En tan poco espacio no puedo decir mucho más. Solo que por fin vi a Jesús resucitado. El 9 de agosto me encontré con una estampa muy querida que había estado buscando por 9 años. Es una buena réplica del manto de Turín. La encontré entre unos papeles que conectaron mi vida entera, desde el inicio, hasta ese día, pues todo me condujo a un albergue de niños: antigua misión Negra Hipólita, situada frente a un comando antidrogas de la Guardia Nacional. En poco diré lo que sucedió: confirmé mis intuiciones acerca del país en mis años de docencia; vi que la vía de una real reconstrucción pasa por el amor y la reconciliación; por la educación de todo tipo de muchachos, cara a los problemas del país, a sus necesidades, a su contexto, a nuestras potencialidades y carencias reales, y a la coexistencia en comunidad. Nadie puede dar lo que no tiene, sobre todo bajo ciertas condiciones y desde un estado de agotamiento físico y emocional. Y eso hay que preverlo antes de poner a la gente a “competir”.
Ante mi asombro por la cantidad de signos que veía y que solo yo entendía, y ante mi deseo de ayudar de algún modo a esos niños, la persona con la que hablé me pidió llevar cuentos y novelas infantiles al albergue. La cuarentena no me ha dejado concretar el proyecto, pero en esa petición vi a Marisela, ese personaje que en Doña Bárbara transita de la barbarie a la civilización gracias al trato de Santos Luzardo.

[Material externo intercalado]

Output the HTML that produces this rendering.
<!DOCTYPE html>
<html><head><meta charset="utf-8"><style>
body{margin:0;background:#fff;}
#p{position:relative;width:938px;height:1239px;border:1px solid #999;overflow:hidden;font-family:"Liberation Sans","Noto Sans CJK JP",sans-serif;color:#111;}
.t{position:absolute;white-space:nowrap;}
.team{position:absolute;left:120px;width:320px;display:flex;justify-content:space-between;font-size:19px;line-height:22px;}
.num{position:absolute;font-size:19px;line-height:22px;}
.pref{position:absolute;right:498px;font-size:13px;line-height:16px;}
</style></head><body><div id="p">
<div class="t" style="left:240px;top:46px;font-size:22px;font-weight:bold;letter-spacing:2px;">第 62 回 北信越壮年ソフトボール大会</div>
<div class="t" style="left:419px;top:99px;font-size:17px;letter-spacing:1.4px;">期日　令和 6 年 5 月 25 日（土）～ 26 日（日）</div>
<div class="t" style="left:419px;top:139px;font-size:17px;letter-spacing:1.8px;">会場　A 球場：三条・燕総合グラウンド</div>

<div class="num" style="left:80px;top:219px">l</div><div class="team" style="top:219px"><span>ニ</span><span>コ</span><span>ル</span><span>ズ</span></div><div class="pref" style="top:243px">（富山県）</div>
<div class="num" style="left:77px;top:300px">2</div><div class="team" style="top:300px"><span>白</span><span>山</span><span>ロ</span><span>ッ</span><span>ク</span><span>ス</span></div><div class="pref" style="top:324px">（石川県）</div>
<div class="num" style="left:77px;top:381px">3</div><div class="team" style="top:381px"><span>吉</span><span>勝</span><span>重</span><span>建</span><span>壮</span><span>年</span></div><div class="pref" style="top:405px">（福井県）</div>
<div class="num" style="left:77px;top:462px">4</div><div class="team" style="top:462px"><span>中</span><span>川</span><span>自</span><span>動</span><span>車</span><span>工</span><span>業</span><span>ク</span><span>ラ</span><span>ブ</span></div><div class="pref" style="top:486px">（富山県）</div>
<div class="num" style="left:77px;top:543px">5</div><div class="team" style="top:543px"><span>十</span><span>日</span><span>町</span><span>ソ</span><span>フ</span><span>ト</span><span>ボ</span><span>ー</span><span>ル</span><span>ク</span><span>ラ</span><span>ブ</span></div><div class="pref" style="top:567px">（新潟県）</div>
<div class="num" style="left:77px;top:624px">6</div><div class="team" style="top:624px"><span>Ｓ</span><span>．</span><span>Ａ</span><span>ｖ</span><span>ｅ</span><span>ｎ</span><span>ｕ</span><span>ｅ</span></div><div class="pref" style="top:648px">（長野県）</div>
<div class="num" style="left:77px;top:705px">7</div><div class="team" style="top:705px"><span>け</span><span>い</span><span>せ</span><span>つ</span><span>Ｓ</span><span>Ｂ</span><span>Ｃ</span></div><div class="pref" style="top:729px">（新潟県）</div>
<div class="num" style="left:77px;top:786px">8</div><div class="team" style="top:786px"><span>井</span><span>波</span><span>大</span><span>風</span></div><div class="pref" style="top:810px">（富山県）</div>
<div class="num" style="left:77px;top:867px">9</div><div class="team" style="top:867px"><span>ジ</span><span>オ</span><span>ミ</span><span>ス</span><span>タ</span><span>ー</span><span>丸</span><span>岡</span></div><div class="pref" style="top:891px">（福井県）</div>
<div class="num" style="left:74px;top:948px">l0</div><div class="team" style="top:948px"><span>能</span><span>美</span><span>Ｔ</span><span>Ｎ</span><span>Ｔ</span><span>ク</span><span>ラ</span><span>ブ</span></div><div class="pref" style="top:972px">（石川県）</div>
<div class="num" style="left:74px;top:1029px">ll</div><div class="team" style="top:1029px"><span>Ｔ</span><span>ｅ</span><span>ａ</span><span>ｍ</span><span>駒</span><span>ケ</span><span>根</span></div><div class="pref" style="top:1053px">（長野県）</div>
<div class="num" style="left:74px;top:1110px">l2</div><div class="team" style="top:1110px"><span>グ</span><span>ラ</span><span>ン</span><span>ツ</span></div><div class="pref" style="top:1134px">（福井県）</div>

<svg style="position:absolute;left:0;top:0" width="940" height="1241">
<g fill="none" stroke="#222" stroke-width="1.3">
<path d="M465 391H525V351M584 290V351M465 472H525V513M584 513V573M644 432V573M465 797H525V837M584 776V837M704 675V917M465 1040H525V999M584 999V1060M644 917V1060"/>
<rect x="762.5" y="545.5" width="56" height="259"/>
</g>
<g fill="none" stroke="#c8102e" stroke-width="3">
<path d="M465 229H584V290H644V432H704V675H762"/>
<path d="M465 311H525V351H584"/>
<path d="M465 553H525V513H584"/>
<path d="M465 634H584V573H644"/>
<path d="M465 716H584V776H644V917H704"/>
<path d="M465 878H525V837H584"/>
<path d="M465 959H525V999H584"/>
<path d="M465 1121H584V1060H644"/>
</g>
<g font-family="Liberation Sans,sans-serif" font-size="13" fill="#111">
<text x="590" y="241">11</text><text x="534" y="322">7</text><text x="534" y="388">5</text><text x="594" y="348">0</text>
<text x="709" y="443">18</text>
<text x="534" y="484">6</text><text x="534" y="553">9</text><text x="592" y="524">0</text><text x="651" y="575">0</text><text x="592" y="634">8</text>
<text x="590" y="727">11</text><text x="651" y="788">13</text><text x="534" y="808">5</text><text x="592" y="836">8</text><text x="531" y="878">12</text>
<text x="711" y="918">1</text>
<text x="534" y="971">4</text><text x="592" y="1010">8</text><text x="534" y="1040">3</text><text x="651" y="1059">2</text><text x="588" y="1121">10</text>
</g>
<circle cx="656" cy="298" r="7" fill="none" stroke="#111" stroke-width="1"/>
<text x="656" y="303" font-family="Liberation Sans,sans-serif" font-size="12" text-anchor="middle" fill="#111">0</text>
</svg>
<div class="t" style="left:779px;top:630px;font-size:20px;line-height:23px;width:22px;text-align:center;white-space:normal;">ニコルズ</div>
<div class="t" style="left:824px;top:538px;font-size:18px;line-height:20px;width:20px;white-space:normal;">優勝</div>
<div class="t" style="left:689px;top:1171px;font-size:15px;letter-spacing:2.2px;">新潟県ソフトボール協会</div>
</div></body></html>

Entendí también por qué Jesús se apareció primero a las mujeres y experimenté, como María Magdalena, lo que significa ser llamada por el propio nombre.
También, como esas mujeres que vieron a Jesús resucitado, fui a contar muchas cosas a algunas personas. Sentí, también, una inmensa necesidad de visitar al padre Lacasta por haberse aparecido en mi vida, pues en mi memoria, su persona está asociada a Jesús, el buen pastor, que me buscó en mi fragilidad.
Ese viaje al Infierno me confirmó en mi vocación a la filosofía, a la docencia, y a la maternidad de muchos hijos de Venezuela, porque sí, por saber bien qué significa estar desorientado, mi vocación consiste en ayudar a otros a orientarse en la vida.
Aunque pasó nochebuena, Jesús acaba de nacer. Por eso estoy a tiempo de desear a todos que se encuentren con su Jesús. Se lo deseo a Minos, también. Está a tiempo de aprender a amar. Seguimos en la tierra. Nadie conoce la oscuridad mejor que usted. No puedo entender cómo puede preferir estar en ella en lugar de abrirse a la luz.